2001 Toyota Solara - Replace Convertible Top?

My 2001 Solara’s roof just lost its rear window, shattered as it fell thru. Repairman pointed out where at the base of the soft-top it is pulling away from the vehicle. He quoted me $1,895 all included to replace the roof. I’ve googled around, and I can buy a new roof for about a 3rd of that cost. My question is, how difficult is it to replace? I’m really just have simple entry-level mechanic skills, although like most people I have a few friends who are quite skilled.

Looks like you need to be familiar with a staple gun and glue but most of the job is taking apart the old top and putting the new one carefully on so it fits correctly. I believe you can read an overview of how it works on this site. They include most everything a DIY user would need including detailed instructions. Sounds more detail oriented than hard.


I’d be reluctant to replace a top as a DIY job. Now if you have someone who has done a few tops to consult perhaps I’d try it - but not if everyone has never done one before. The issues are getting it on so there are no wrinkles in the up position. Making sure all the gaskets on the window frames are not damaged and line up properly.

A well done job would look smooth in the up position, and you’d have no excessive wind noise, and no leaks when it rains. A poorly done job could be loose and have wrinkles, flap in the wind, be noisy at freeway speeds, and leak water around the windows and into the trunk.

In the 40’s, 50’s, and '60’s convertible tops lasted about 5 years. They weren’t that easy to replace then, but they were easier than current convertible tops. Those old tops had some pads, but were otherwise pretty basic. Now, convertible tops are fully lined, and the sealing systems are much better, but proper installation and adjustment is the key to getting it to work properly as a system. Also modern tops last much longer 10+ years is more the norm now.

With fewer convertibles on the road a shop with guys who know how to do the job right is getting harder to find. I’d really worry less about the price and more about how good is the installer? Not a DIY job in my opinion. It is worth a shot if you can live with imperfection, and/or you don’t mind tossing away the cost of the top it you botch the job to the point you have to have another top installed by the pro’s.

I’d pay to have an expert do it, avoid issues with bad fit, leaks, frustration, etc, etc…the car repair shows that have included replacing a convertible top made it look like a LOT of work.

After you do about 3 of them and acquire some special tools and skills, they are not too bad…But that first one, that can be a nightmare…You will need a new rear window, that does not come with the top…Top have several price points, depending on the quality of the fabric you choose…You said “repairman” quoted $1900 for the job. Is this a “top shop”, a business that specializes in replacing convertible tops and usually other interior work? I would try and get another estimate or two…Sometimes there are “back-yard” people who do work like this at a fair savings…You can search online for “How To Replace A Convertible Top” video to see how the job is done and whether or not you want to tackle it…

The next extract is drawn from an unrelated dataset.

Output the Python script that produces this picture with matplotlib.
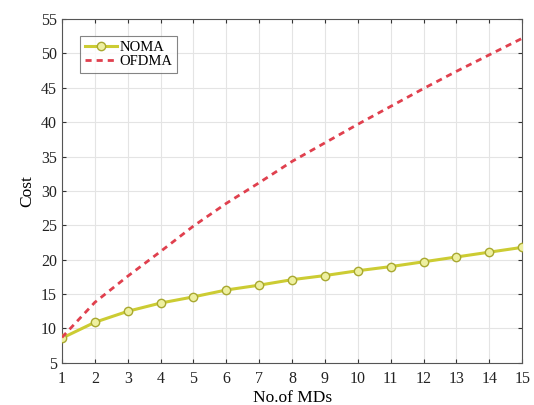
import numpy as np
import matplotlib
matplotlib.use('Agg')
import matplotlib.pyplot as plt

plt.rcParams['font.family'] = ['Liberation Serif', 'DejaVu Serif']

num_mds = [1, 2, 3, 4, 5, 6, 7, 8, 9, 10, 11, 12, 13, 14, 15]
noma_cost = [8.6, 10.9, 12.5, 13.7, 14.6, 15.6, 16.3, 17.1, 17.7, 18.4, 19.0, 19.7, 20.4, 21.1, 21.8]
ofdma_cost = [8.7, 13.8, 17.6, 21.2, 24.9, 28.2, 31.2, 34.3, 37.0, 39.7, 42.3, 44.9, 47.4, 49.8, 52.2]

x_ticks = list(range(1, 16))
y_ticks = list(range(5, 56, 5))

fig = plt.figure(figsize=(5.34, 4.05), dpi=100)
ax = fig.add_axes([0.116, 0.104, 0.862, 0.849])

ax.plot(num_mds, noma_cost, color='#cccc33', linewidth=2.2, marker='o',
        markersize=6, markerfacecolor='#eef0a0', markeredgecolor='#a8a830',
        markeredgewidth=1.0, label='NOMA', zorder=3)
ax.plot(num_mds, ofdma_cost, color='#e0404e', linestyle='--', linewidth=2.0,
        dashes=(2.2, 1.8), label='OFDMA', zorder=3)

ax.set_xlim(1, 15)
ax.set_ylim(5, 55)
ax.set_xticks(x_ticks)
ax.set_yticks(y_ticks)
ax.tick_params(direction='in', top=True, right=True, labelsize=11.5,
               length=3, colors='#333333', labelcolor='#222222')
ax.tick_params(axis='x', pad=6)
ax.grid(True, color='#e4e4e4', linewidth=0.8)
for s in ax.spines.values():
    s.set_color('#555555')
    s.set_linewidth(0.8)

ax.set_xlabel('No.of MDs', fontsize=12.5, labelpad=2)
ax.set_ylabel('Cost', fontsize=12.5, labelpad=4)

leg = ax.legend(loc='upper left', bbox_to_anchor=(0.04, 0.95), fontsize=10.5,
                frameon=True, fancybox=False, handlelength=2.2,
                handletextpad=0.2, borderpad=0.3, labelspacing=0.1,
                borderaxespad=0)
leg.get_frame().set_edgecolor('#666666')
leg.get_frame().set_linewidth(0.8)

plt.savefig('out.png', dpi=100)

As others have already pointed out…this is not a first time DIY job for the average person. You need skill and patience to do the job right.

I recommend a professional shop. My roof was damaged on our Chevrolet Impala. The insurance said that the whole car would need repainting and the fix would still show. Instead they offered a padded vinyl roof, popular then.

They designated two top rated shops to do the work and it was at least factory quality. This same shop put a ski bag through the rear seat of my wife’s Nissan. They cut a small patch out of the rear seat and formed that into an arm rest; the hole became an upholstered in vinyl pass through for the skis. As good as in any German car.

I would not dream of trying to put a new convertible top on a car by myself.

It wouldn’t be something I would tackle. It might be worth a trip across the border to have it done professionally a little cheaper. Remember American Graffitti? A friend had his whole interior done pretty cheap.

Do it in warmth and sunlight to stretch the fabric. An upholstery shop will do it right. I’ve seen a few jobs that were semi-done by owners and the job was never finished. A tarp was needed. I also saw some really ugly tops that looked like children did the job while taking a break from building a tree house. They had 45 minutes to get it done.

You might show the available video’s to your friends who will be helping you, see if they feel confident doing the job, if not then get another estimate from the pros

If the car is in excellent shape and you like it, an expert is the way to go. If it’s deteriorated to a project car and you have enough money to burn just to teach yourself a new skill, go for it. Personally, I let the experts do difficult jobs I would only do once in a life time.

The car is 12 years old. Get it done right once, and you will never have to do it again. And when you sell it, the top won’t be a problem that you lose value on.